Re: [PATCH] perf wrong branches event on AMD

From: Vince Weaver
Date: Fri Jul 02 2010 - 10:12:41 EST


On Fri, 2 Jul 2010, Peter Zijlstra wrote:

> On Thu, 2010-07-01 at 15:30 -0400, Vince Weaver wrote:
> > This is why event selection needs to be in user-space... it could be fixed
> > instantly there, but the way things are done now it will take months to
> > years for this fix to filter down to those trying to use perf counters...
>
> Last time I checked apt-get upgrade/yum upgrade simply upgraded
> everything, including kernels.. (and upgrades to userspace packages can
> take months too)

The system I have this problem on is a large server used by many people,
and has some fiddly hardware. The admins don't take kernel upgrades
lightly.

User-space libraries can be installed in my home directory, by me, with
no changes to anyone else using the system.

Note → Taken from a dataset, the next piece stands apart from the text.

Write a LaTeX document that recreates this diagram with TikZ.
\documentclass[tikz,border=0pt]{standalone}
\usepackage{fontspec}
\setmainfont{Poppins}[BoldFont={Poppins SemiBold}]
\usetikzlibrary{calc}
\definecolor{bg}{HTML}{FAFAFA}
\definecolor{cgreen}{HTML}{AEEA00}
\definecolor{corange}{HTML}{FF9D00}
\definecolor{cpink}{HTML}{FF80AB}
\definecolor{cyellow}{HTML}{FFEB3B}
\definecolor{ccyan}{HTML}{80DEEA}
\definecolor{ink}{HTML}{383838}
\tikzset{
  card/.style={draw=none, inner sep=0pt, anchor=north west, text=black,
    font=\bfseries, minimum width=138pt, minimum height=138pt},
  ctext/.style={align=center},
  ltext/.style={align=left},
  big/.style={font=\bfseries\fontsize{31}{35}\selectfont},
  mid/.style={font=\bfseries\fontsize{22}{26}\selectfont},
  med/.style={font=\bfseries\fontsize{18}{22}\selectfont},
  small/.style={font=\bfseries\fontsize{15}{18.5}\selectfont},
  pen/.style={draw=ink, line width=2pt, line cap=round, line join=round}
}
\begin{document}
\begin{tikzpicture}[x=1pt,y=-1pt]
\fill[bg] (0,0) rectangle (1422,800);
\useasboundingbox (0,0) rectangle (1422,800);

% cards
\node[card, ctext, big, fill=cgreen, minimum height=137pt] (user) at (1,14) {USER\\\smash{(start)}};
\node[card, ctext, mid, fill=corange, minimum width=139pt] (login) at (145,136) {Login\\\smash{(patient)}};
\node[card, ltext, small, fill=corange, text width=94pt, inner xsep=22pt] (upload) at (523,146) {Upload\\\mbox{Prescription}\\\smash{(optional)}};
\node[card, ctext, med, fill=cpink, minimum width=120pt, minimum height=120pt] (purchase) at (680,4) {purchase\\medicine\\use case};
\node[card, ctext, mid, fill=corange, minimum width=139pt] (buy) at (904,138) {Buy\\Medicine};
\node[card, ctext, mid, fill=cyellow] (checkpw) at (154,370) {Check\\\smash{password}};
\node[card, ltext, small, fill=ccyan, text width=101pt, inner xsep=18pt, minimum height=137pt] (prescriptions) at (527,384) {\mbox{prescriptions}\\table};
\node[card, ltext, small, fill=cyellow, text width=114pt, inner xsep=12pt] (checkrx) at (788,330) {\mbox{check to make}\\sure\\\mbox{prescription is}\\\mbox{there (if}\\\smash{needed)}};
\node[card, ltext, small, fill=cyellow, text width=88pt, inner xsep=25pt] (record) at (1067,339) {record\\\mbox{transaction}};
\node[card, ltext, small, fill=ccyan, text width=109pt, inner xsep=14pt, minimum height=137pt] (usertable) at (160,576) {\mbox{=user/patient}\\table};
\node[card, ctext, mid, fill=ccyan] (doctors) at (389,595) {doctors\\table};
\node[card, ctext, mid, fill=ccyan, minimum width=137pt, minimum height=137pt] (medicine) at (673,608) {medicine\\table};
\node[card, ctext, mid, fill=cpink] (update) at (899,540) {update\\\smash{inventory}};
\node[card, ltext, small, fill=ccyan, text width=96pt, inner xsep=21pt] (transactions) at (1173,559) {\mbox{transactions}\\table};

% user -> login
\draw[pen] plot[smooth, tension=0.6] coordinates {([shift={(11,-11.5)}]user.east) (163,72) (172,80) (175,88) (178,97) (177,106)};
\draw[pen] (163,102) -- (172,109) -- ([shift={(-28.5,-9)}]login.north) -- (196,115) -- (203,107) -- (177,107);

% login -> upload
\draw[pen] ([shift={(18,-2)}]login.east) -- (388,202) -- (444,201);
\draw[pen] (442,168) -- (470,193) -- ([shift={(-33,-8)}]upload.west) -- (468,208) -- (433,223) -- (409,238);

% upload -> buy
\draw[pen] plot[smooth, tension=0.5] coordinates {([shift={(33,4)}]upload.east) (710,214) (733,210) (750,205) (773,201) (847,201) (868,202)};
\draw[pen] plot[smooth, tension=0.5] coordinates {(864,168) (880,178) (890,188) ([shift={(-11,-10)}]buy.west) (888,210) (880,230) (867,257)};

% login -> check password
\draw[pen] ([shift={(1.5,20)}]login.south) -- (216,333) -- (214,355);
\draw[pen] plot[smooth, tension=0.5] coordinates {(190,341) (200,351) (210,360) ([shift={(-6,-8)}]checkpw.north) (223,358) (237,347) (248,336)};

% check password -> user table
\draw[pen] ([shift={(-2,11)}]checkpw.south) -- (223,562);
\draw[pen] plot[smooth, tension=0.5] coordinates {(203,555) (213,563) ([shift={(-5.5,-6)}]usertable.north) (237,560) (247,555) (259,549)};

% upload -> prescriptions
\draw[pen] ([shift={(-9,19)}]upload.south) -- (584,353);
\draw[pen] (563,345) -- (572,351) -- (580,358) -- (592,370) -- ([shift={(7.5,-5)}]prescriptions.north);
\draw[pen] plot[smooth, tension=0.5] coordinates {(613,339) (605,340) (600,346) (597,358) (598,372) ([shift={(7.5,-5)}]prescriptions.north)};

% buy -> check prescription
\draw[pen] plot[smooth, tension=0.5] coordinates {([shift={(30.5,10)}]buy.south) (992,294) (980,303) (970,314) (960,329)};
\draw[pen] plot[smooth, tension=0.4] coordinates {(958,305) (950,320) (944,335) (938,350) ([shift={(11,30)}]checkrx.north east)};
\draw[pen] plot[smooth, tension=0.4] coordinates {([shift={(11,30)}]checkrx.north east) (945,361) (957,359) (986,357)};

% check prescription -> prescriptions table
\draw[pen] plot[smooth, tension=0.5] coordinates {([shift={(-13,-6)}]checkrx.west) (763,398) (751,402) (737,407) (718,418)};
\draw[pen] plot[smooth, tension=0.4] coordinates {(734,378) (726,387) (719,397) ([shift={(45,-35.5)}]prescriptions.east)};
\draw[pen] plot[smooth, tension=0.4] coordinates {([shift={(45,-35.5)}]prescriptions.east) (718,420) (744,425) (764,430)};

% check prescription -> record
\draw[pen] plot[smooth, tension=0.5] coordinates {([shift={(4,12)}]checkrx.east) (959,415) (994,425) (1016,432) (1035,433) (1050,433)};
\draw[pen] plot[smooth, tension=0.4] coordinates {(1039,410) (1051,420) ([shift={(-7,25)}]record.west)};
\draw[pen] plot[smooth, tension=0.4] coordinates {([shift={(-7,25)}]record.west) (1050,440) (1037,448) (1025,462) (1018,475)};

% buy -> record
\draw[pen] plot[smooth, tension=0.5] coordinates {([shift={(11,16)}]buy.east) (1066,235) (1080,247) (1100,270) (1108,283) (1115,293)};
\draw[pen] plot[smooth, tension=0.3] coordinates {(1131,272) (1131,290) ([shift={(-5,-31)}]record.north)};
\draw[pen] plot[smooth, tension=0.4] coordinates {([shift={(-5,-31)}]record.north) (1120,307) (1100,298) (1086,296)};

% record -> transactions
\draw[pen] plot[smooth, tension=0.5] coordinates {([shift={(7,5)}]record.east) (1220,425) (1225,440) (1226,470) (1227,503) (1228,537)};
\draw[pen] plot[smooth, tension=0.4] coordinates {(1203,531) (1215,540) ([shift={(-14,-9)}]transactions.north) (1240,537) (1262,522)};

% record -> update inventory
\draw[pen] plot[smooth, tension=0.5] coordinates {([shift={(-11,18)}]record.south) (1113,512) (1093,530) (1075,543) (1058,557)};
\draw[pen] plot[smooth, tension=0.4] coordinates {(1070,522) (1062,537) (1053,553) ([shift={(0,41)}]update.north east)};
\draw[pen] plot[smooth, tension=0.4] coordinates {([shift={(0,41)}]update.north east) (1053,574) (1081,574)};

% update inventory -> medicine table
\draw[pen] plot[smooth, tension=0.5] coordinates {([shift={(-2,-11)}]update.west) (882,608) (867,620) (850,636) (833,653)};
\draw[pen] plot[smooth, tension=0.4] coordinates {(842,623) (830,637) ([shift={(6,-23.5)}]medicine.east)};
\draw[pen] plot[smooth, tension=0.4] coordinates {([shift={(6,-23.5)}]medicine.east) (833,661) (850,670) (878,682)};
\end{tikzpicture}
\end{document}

> If you don't want to reboot, there's the -r option Arnaldo already
> mentioned. There's also the option of writing a kernel module to poke at
> the data table if you really really want to update a running kernel.

You think I have root on this machine?

In any case, yes, there's the "-r" option. Fun. I get to modify all my
scripts to have some complicated case... "if AMD machine and if kernel is
new enough"... how new? It gets confusing once things get backported to
stable. As far as I know there's no way to get a kernel to spit out what
raw events it's using for the predefined events.

Plus, the branches:u result is giving a *wrong* event with wrong values,
not just a 0 count which might be suspicious.

If the solution really is to use raw events in a case like this, I
question why the predefined events are in the kernel at all. Pretty much
anyone using the braches event on an AMD machine is going to be getting
wrong results for all kernels between 2.6.31 and 2.6.35 and not even know
it unless they read the kernel list.

> If you think this is a really "important" feature you could even make a
> patch that exposes all these data tables to userspace through sysfs or
> whatever and see if people think its worth the effort.

such a library already exists, called libpfm4. I use it when I can.

Unfortunately perf is widely used and comes with the kernel.